Honey traps, a lesson in espionage, and managing your ego
We love network honeypots, an awesomely cheap binary IDS. Someone on your network either IS trying to exploit your fake domain controller, or they aren’t.
We were running a security awareness training session a while back, and were a little surprised that one of the audience was offended by the term ‘honeypot’. I was thinking of honey in a jar + wasps, but turns out it has a much older, rather vulgar, slang connotation. No prizes for guessing what…
Anyway, way before the dawn of computing, honeypots / honey traps were in widespread use. Usually by the security services of the day. The start of social engineering, before we even called it that.
An attractive man or woman hits on a traveller in a bar. Stuff happens, after which their wallet / laptop / sensitive information or maybe their kidneys have been parted with.
Or maybe it’s a bit more involved; perhaps a long term relationship with a government minister leading to information being passed to a foreign power.

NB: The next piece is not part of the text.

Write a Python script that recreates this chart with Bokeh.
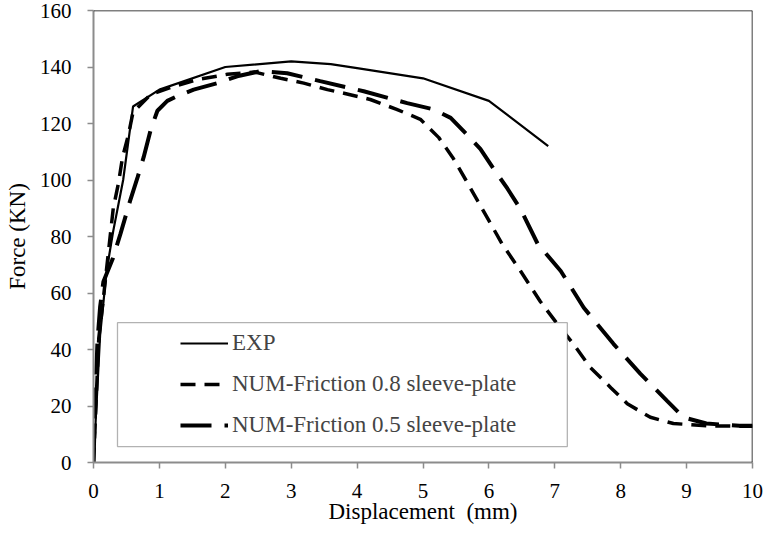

Nice to see MI5 reminding us all that it still happens, particularly in light of events in Crimea:
We would be well to remember that if something seems too good to be true, then it probably is. If you’re a greying 40-something infosec consultant (like me) then that attractive, 25-ish tech-savvy lady with an eastern European accent might be after more than just your “suave”, beer-fuelled conversation:
State secrets / intellectual property / credit cards / internal organs. You choose.